Start RECORD EXCERPTS

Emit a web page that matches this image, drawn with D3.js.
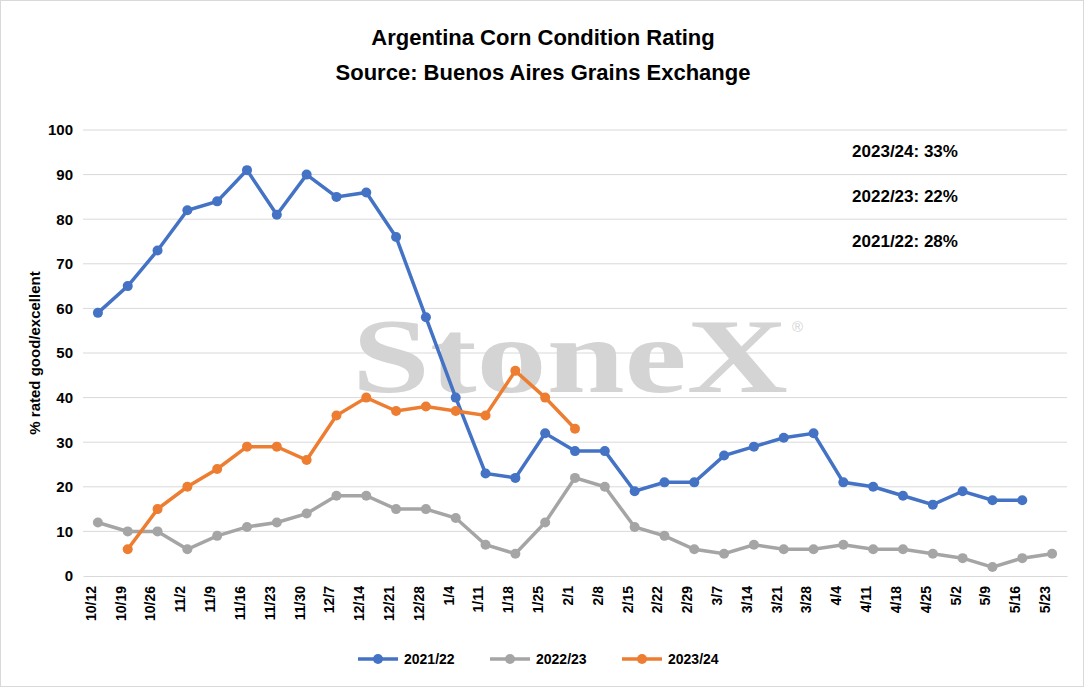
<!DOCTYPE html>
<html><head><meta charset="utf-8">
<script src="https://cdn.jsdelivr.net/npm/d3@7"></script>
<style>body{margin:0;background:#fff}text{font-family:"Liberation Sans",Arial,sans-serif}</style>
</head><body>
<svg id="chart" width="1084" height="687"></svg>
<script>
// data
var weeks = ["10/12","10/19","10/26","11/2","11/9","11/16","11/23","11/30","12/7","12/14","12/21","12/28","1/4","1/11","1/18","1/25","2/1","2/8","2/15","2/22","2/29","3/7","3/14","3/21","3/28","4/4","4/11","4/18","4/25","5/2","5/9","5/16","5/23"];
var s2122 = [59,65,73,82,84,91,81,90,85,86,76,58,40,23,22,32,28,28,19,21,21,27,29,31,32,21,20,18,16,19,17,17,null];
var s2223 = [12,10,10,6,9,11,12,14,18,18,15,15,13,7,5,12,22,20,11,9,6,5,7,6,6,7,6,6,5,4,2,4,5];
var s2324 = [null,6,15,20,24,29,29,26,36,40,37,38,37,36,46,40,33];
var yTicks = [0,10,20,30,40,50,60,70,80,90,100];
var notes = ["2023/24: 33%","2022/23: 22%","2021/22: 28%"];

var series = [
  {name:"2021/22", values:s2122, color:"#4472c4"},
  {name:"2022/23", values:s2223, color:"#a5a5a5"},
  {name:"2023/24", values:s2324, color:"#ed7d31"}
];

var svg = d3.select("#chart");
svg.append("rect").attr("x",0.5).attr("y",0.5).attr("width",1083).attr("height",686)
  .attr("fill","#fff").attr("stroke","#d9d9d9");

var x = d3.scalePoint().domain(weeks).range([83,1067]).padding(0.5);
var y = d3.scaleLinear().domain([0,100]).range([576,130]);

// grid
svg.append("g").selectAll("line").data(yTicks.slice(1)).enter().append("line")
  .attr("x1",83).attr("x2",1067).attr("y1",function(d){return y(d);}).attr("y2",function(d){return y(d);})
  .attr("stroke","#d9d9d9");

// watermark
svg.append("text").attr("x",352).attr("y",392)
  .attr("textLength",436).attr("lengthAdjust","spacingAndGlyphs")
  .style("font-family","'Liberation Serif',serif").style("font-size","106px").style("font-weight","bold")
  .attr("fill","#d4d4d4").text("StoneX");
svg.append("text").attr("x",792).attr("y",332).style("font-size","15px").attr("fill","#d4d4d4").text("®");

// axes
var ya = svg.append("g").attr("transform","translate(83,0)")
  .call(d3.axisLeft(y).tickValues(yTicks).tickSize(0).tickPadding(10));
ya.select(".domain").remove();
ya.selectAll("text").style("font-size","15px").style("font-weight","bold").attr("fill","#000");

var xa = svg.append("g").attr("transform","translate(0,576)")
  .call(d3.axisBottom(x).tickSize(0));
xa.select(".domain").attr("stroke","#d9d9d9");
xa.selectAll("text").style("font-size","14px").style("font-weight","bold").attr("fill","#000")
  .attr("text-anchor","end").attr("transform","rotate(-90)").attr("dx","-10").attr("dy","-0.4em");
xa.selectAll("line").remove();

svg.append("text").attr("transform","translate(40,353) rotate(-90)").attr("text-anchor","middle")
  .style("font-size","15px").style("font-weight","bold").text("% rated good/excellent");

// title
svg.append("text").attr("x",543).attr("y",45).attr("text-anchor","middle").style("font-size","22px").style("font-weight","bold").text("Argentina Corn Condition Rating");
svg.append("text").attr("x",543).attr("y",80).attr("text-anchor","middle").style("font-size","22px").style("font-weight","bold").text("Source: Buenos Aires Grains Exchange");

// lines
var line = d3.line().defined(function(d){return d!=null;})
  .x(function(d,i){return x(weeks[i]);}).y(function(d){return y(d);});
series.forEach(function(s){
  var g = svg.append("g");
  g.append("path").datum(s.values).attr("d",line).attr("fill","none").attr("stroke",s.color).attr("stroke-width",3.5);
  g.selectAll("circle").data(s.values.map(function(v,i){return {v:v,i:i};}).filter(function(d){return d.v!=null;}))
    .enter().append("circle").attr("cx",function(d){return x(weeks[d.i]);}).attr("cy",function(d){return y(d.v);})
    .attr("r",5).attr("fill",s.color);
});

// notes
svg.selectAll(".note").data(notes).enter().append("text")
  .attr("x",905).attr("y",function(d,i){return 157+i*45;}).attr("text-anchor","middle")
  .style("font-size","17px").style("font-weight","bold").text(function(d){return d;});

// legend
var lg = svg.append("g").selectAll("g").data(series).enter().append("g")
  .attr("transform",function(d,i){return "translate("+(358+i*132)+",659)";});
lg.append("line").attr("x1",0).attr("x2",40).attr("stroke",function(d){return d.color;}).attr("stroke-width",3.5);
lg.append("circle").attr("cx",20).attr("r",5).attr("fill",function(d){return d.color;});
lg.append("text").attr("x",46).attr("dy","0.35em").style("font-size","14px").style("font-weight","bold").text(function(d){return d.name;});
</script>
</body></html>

End RECORD EXCERPTS
Start RECORD EXCERPTS

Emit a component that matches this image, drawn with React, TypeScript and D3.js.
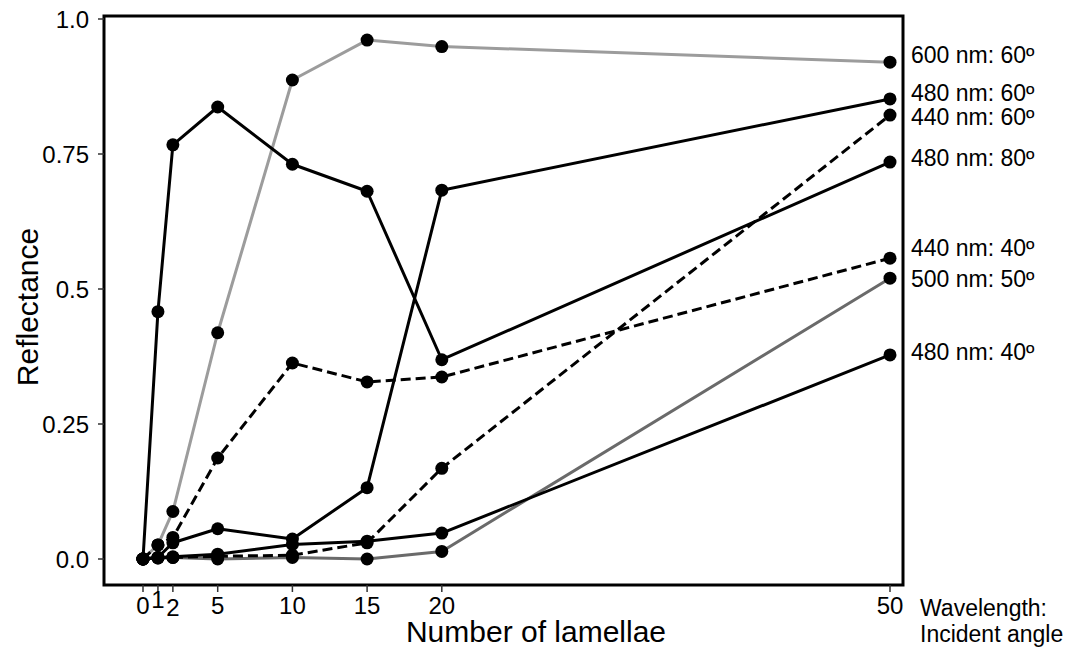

End RECORD EXCERPTS
Start RECORD EXCERPTS

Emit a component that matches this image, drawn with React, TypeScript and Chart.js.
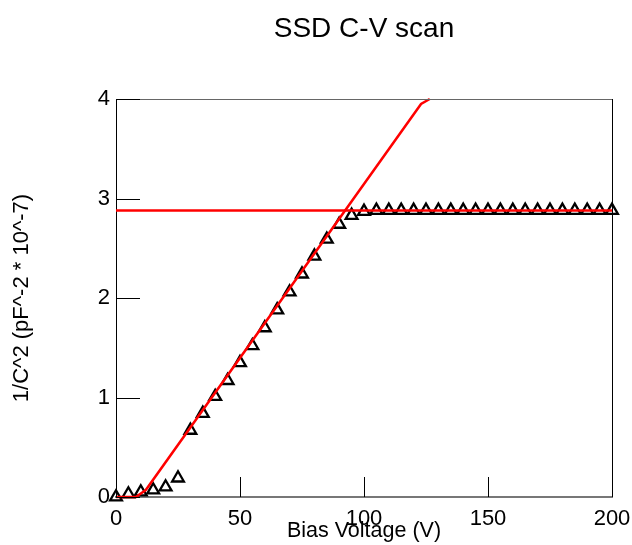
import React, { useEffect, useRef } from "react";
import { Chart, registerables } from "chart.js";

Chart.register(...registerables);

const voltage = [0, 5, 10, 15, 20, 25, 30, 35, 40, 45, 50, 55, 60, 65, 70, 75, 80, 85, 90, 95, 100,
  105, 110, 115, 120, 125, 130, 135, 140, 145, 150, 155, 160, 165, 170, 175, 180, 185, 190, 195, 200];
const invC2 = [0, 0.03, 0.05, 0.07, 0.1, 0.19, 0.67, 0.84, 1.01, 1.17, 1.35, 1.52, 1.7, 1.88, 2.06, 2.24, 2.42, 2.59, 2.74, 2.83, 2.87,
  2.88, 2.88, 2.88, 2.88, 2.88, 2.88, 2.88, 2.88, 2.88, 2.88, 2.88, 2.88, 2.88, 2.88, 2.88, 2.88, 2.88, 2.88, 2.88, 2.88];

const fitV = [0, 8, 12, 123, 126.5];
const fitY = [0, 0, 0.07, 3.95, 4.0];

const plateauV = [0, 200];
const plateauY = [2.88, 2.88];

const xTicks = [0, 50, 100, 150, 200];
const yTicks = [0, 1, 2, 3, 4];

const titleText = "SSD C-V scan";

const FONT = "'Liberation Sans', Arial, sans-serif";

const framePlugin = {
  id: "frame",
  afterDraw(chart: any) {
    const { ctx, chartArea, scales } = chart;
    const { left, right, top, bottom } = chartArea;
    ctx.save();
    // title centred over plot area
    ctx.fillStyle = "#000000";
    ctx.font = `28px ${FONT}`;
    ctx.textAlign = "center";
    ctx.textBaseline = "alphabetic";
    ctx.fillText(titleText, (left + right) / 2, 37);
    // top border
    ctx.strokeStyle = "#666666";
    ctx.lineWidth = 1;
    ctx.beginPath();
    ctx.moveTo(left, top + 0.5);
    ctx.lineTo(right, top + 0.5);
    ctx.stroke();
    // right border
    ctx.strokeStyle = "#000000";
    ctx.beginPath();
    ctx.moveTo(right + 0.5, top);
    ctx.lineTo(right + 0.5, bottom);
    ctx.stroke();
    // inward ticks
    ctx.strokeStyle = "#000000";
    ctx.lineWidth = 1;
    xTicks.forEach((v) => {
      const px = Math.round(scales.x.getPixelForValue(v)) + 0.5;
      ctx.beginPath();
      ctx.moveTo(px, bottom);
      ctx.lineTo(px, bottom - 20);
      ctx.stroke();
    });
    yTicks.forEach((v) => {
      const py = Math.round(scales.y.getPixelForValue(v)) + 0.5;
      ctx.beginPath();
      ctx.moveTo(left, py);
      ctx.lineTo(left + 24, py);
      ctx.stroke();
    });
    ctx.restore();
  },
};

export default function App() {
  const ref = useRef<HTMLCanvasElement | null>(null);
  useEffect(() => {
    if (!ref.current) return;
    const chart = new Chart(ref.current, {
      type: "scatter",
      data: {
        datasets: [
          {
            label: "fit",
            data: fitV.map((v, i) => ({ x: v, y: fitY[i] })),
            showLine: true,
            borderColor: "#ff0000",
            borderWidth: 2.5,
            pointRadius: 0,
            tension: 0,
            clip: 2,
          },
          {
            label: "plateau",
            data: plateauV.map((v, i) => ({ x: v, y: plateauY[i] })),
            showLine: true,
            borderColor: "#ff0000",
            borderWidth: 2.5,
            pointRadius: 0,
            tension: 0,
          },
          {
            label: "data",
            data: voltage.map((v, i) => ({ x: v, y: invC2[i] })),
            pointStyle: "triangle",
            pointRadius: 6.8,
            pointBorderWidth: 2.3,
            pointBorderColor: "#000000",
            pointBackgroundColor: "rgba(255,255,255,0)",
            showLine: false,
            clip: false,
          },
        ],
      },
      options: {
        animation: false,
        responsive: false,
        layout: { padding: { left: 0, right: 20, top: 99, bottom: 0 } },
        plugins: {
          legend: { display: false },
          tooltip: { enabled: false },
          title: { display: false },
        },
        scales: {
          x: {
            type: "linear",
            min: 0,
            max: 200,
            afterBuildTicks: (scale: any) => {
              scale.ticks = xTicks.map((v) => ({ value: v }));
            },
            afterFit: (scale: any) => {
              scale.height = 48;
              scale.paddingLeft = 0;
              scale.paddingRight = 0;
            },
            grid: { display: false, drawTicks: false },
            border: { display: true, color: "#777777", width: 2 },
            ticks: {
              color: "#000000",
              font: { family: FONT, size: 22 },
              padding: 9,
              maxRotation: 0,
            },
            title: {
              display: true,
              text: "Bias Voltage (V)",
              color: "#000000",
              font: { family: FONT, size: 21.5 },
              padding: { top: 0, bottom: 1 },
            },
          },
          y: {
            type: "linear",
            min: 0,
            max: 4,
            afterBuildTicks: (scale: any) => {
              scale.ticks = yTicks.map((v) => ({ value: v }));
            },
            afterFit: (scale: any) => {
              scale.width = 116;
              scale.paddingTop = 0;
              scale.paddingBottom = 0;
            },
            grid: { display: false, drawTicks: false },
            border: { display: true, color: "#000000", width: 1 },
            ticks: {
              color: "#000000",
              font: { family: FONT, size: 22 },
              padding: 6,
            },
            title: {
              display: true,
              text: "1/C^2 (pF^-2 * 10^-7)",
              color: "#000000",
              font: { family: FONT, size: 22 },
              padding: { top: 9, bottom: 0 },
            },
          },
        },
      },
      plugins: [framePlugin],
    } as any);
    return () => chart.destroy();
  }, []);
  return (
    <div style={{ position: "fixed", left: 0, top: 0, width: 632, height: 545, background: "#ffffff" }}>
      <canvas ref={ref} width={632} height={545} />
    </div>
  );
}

End RECORD EXCERPTS

• SET TASK:
Beginning with the line above that contains "TypeScript and Chart.js." and ending with the line that contains "Chart.register(...registerables);", quote each line exactly, keeping out the pictures.

• THE ANSWER:
Emit a component that matches this image, drawn with React, TypeScript and Chart.js.
import React, { useEffect, useRef } from "react";
import { Chart, registerables } from "chart.js";

Chart.register(...registerables);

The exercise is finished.